[Plotting code records]
▬▬▬▬▬▬
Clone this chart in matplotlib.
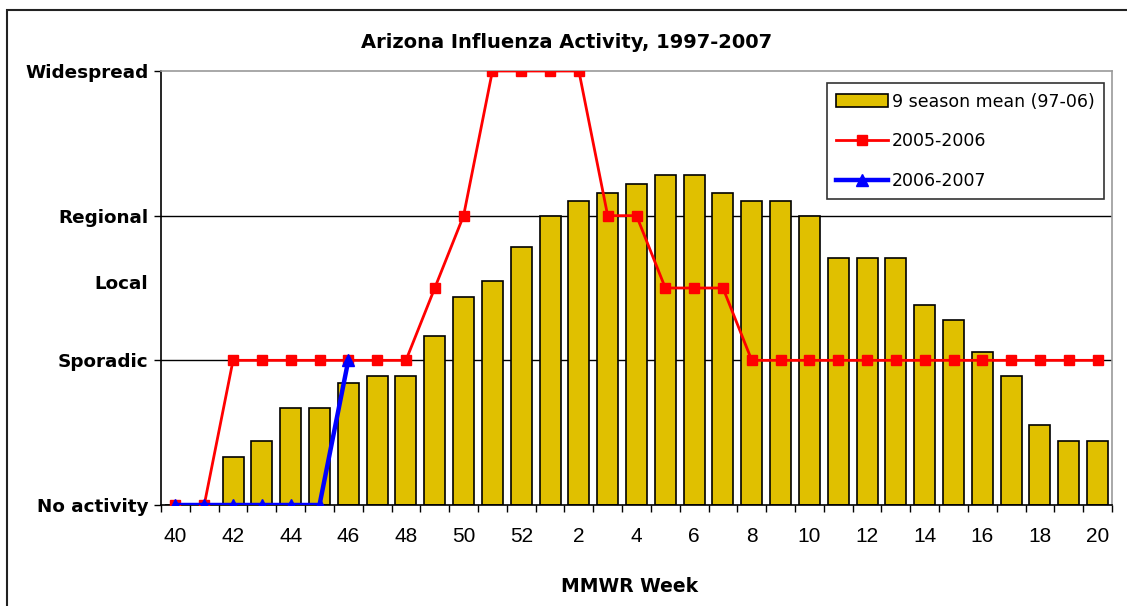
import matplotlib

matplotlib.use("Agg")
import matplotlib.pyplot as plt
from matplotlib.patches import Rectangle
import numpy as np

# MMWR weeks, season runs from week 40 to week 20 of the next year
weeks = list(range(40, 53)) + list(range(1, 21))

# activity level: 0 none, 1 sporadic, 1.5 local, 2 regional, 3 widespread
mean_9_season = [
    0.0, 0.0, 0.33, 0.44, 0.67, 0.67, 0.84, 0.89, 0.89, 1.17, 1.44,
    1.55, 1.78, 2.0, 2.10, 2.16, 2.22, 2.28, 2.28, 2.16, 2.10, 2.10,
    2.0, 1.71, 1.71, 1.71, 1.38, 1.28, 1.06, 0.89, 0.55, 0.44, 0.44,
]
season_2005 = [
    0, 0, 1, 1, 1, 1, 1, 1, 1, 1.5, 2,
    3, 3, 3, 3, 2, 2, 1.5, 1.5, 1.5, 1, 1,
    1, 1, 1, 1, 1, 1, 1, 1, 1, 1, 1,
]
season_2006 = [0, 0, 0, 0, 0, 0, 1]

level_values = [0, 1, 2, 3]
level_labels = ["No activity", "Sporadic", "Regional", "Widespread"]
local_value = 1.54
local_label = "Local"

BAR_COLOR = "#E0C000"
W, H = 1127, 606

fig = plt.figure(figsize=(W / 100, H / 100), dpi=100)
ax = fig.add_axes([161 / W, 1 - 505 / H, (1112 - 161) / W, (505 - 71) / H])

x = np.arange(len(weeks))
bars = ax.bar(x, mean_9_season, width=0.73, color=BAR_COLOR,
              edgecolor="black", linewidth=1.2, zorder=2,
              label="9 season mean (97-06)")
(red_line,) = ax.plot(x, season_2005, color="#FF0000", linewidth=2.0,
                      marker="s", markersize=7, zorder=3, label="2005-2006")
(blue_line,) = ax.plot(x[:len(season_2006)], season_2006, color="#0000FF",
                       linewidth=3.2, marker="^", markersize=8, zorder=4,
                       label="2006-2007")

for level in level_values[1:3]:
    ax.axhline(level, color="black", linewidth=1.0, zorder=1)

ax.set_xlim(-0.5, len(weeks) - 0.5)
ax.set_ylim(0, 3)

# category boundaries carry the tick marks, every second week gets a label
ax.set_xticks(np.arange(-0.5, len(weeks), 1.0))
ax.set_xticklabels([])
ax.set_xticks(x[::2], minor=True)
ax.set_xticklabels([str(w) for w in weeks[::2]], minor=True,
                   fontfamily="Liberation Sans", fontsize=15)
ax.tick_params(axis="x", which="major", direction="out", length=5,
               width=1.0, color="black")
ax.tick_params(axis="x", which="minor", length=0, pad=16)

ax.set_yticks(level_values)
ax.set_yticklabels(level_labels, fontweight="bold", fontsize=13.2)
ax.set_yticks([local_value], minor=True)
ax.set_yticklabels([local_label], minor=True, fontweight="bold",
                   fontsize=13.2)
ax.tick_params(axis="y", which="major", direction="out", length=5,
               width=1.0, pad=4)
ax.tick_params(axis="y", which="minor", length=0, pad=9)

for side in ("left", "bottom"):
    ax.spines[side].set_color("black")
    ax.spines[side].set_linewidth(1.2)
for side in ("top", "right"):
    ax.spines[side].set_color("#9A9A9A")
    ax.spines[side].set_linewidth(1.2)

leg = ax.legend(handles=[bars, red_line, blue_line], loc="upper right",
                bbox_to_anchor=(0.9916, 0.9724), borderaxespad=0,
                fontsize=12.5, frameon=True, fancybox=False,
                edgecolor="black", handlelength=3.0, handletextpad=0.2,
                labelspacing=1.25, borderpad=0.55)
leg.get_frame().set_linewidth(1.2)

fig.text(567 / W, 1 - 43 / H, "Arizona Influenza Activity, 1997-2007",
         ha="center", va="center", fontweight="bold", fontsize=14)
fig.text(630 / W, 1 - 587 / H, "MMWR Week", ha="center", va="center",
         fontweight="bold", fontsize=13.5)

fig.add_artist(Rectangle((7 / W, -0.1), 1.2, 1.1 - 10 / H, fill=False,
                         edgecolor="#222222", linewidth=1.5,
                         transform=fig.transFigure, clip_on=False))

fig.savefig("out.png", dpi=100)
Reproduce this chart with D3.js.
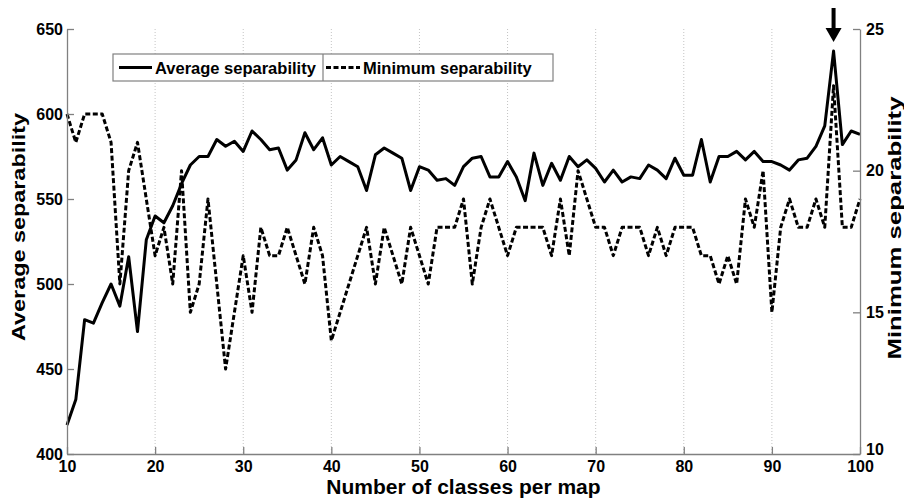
▬▬▬▬▬▬
§ **GOAL**
Every line from the start of the listing above through the line with "ax.set_ylim(0, 3)" should be repeated exactly; skip the pictures and add nothing else.

§ **RESPONSE TO THE EXERCISE**
Clone this chart in matplotlib.
import matplotlib

matplotlib.use("Agg")
import matplotlib.pyplot as plt
from matplotlib.patches import Rectangle
import numpy as np

# MMWR weeks, season runs from week 40 to week 20 of the next year
weeks = list(range(40, 53)) + list(range(1, 21))

# activity level: 0 none, 1 sporadic, 1.5 local, 2 regional, 3 widespread
mean_9_season = [
    0.0, 0.0, 0.33, 0.44, 0.67, 0.67, 0.84, 0.89, 0.89, 1.17, 1.44,
    1.55, 1.78, 2.0, 2.10, 2.16, 2.22, 2.28, 2.28, 2.16, 2.10, 2.10,
    2.0, 1.71, 1.71, 1.71, 1.38, 1.28, 1.06, 0.89, 0.55, 0.44, 0.44,
]
season_2005 = [
    0, 0, 1, 1, 1, 1, 1, 1, 1, 1.5, 2,
    3, 3, 3, 3, 2, 2, 1.5, 1.5, 1.5, 1, 1,
    1, 1, 1, 1, 1, 1, 1, 1, 1, 1, 1,
]
season_2006 = [0, 0, 0, 0, 0, 0, 1]

level_values = [0, 1, 2, 3]
level_labels = ["No activity", "Sporadic", "Regional", "Widespread"]
local_value = 1.54
local_label = "Local"

BAR_COLOR = "#E0C000"
W, H = 1127, 606

fig = plt.figure(figsize=(W / 100, H / 100), dpi=100)
ax = fig.add_axes([161 / W, 1 - 505 / H, (1112 - 161) / W, (505 - 71) / H])

x = np.arange(len(weeks))
bars = ax.bar(x, mean_9_season, width=0.73, color=BAR_COLOR,
              edgecolor="black", linewidth=1.2, zorder=2,
              label="9 season mean (97-06)")
(red_line,) = ax.plot(x, season_2005, color="#FF0000", linewidth=2.0,
                      marker="s", markersize=7, zorder=3, label="2005-2006")
(blue_line,) = ax.plot(x[:len(season_2006)], season_2006, color="#0000FF",
                       linewidth=3.2, marker="^", markersize=8, zorder=4,
                       label="2006-2007")

for level in level_values[1:3]:
    ax.axhline(level, color="black", linewidth=1.0, zorder=1)

ax.set_xlim(-0.5, len(weeks) - 0.5)
ax.set_ylim(0, 3)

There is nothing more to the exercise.